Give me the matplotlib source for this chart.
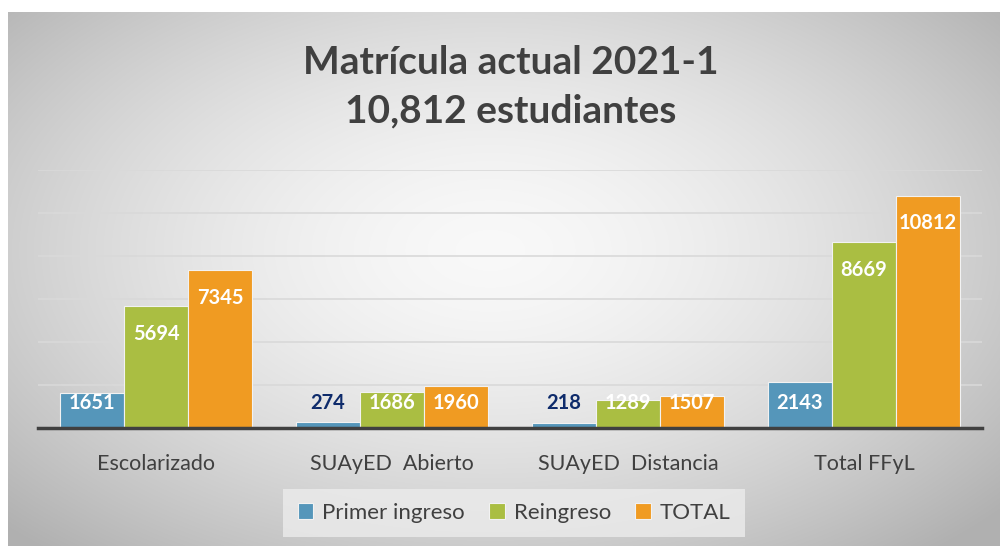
import matplotlib
matplotlib.use("Agg")
import matplotlib.pyplot as plt
import numpy as np

categorias = ["Escolarizado", "SUAyED  Abierto", "SUAyED  Distancia", "Total FFyL"]
primer_ingreso = [1651, 274, 218, 2143]
reingreso = [5694, 1686, 1289, 8669]
total = [7345, 1960, 1507, 10812]
series = ["Primer ingreso", "Reingreso", "TOTAL"]
colores = ["#5596BA", "#AABE42", "#F09B22"]

plt.rcParams['font.family'] = ['Lato', 'DejaVu Sans']

W, H = 1000, 546
fig = plt.figure(figsize=(W / 100, H / 100), dpi=100)

# fondo con degradado radial
bg = fig.add_axes([0, 0, 1, 1], zorder=-10)
yy, xx = np.mgrid[0:H, 0:W]
r = np.sqrt(((xx - 490) / 560.0) ** 2 + ((yy - 250) / 330.0) ** 2)
val = 0.975 - 0.21 * np.clip(r, 0, 1.2) ** 1.6
img = np.dstack([val, val, val])
img[:12, :, :] = 1.0
img[:, :8, :] = 1.0
bg.imshow(img, aspect="auto", extent=[0, 1, 0, 1], origin="upper")
bg.set_axis_off()

ax = fig.add_axes([38 / W, (H - 428) / H, (982 - 38) / W, (428 - 170) / H])
ax.patch.set_alpha(0)
x = np.arange(len(categorias))
bw = 0.271
for i, (vals, c, nombre) in enumerate(zip([primer_ingreso, reingreso, total], colores, series)):
    pos = x + (i - 1) * bw
    ax.bar(pos, vals, width=bw, color=c, edgecolor="#f2f2f2", linewidth=0.8, label=nombre, zorder=3)
    for p, v in zip(pos, vals):
        ly = max(v - 1300, 1160)
        col = "#0E2B6B" if v < 1000 else "white"
        ax.text(p, ly, str(v), ha="center", va="center", color=col,
                fontsize=14.5, fontweight="bold", zorder=4)

ax.set_xlim(-0.5, 3.5)
ax.set_ylim(0, 12000)
ax.set_yticks(np.arange(0, 12001, 2000))
ax.yaxis.grid(True, color="#d9d9d9", linewidth=1.2, zorder=0)
ax.tick_params(axis="y", left=False, labelleft=False)
ax.tick_params(axis="x", bottom=False, labelsize=15.5, labelcolor="#404040", pad=15)
ax.set_xticks(x)
ax.set_xticklabels(categorias)
for s in ["top", "right", "left"]:
    ax.spines[s].set_visible(False)
ax.spines["bottom"].set_color("#404040")
ax.spines["bottom"].set_linewidth(2.5)
ax.spines["bottom"].set_zorder(5)

leg = fig.legend(loc="center", bbox_to_anchor=(514 / W, 1 - 513 / H), ncol=3,
                 fontsize=16, frameon=True, fancybox=False, handlelength=0.7,
                 handleheight=0.7, columnspacing=1.1, handletextpad=0.4,
                 borderpad=0.65)
leg.get_frame().set_facecolor("#ececec")
leg.get_frame().set_edgecolor("none")
for t in leg.get_texts():
    t.set_color("#404040")

fig.text(511 / W, 1 - 63 / H, "Matrícula actual 2021-1", ha="center", va="center",
         fontsize=28, fontweight="bold", color="#404040")
fig.text(511 / W, 1 - 111 / H, "10,812 estudiantes", ha="center", va="center",
         fontsize=28, fontweight="bold", color="#404040")

fig.savefig("out.png", dpi=100)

_ _ _ _ _

## What this task involves
Give the material again exactly as it is, but keep the pictures out.

## Written response
Give me the matplotlib source for this chart.
import matplotlib
matplotlib.use("Agg")
import matplotlib.pyplot as plt
import numpy as np

categorias = ["Escolarizado", "SUAyED  Abierto", "SUAyED  Distancia", "Total FFyL"]
primer_ingreso = [1651, 274, 218, 2143]
reingreso = [5694, 1686, 1289, 8669]
total = [7345, 1960, 1507, 10812]
series = ["Primer ingreso", "Reingreso", "TOTAL"]
colores = ["#5596BA", "#AABE42", "#F09B22"]

plt.rcParams['font.family'] = ['Lato', 'DejaVu Sans']

W, H = 1000, 546
fig = plt.figure(figsize=(W / 100, H / 100), dpi=100)

# fondo con degradado radial
bg = fig.add_axes([0, 0, 1, 1], zorder=-10)
yy, xx = np.mgrid[0:H, 0:W]
r = np.sqrt(((xx - 490) / 560.0) ** 2 + ((yy - 250) / 330.0) ** 2)
val = 0.975 - 0.21 * np.clip(r, 0, 1.2) ** 1.6
img = np.dstack([val, val, val])
img[:12, :, :] = 1.0
img[:, :8, :] = 1.0
bg.imshow(img, aspect="auto", extent=[0, 1, 0, 1], origin="upper")
bg.set_axis_off()

ax = fig.add_axes([38 / W, (H - 428) / H, (982 - 38) / W, (428 - 170) / H])
ax.patch.set_alpha(0)
x = np.arange(len(categorias))
bw = 0.271
for i, (vals, c, nombre) in enumerate(zip([primer_ingreso, reingreso, total], colores, series)):
    pos = x + (i - 1) * bw
    ax.bar(pos, vals, width=bw, color=c, edgecolor="#f2f2f2", linewidth=0.8, label=nombre, zorder=3)
    for p, v in zip(pos, vals):
        ly = max(v - 1300, 1160)
        col = "#0E2B6B" if v < 1000 else "white"
        ax.text(p, ly, str(v), ha="center", va="center", color=col,
                fontsize=14.5, fontweight="bold", zorder=4)

ax.set_xlim(-0.5, 3.5)
ax.set_ylim(0, 12000)
ax.set_yticks(np.arange(0, 12001, 2000))
ax.yaxis.grid(True, color="#d9d9d9", linewidth=1.2, zorder=0)
ax.tick_params(axis="y", left=False, labelleft=False)
ax.tick_params(axis="x", bottom=False, labelsize=15.5, labelcolor="#404040", pad=15)
ax.set_xticks(x)
ax.set_xticklabels(categorias)
for s in ["top", "right", "left"]:
    ax.spines[s].set_visible(False)
ax.spines["bottom"].set_color("#404040")
ax.spines["bottom"].set_linewidth(2.5)
ax.spines["bottom"].set_zorder(5)

leg = fig.legend(loc="center", bbox_to_anchor=(514 / W, 1 - 513 / H), ncol=3,
                 fontsize=16, frameon=True, fancybox=False, handlelength=0.7,
                 handleheight=0.7, columnspacing=1.1, handletextpad=0.4,
                 borderpad=0.65)
leg.get_frame().set_facecolor("#ececec")
leg.get_frame().set_edgecolor("none")
for t in leg.get_texts():
    t.set_color("#404040")

fig.text(511 / W, 1 - 63 / H, "Matrícula actual 2021-1", ha="center", va="center",
         fontsize=28, fontweight="bold", color="#404040")
fig.text(511 / W, 1 - 111 / H, "10,812 estudiantes", ha="center", va="center",
         fontsize=28, fontweight="bold", color="#404040")

fig.savefig("out.png", dpi=100)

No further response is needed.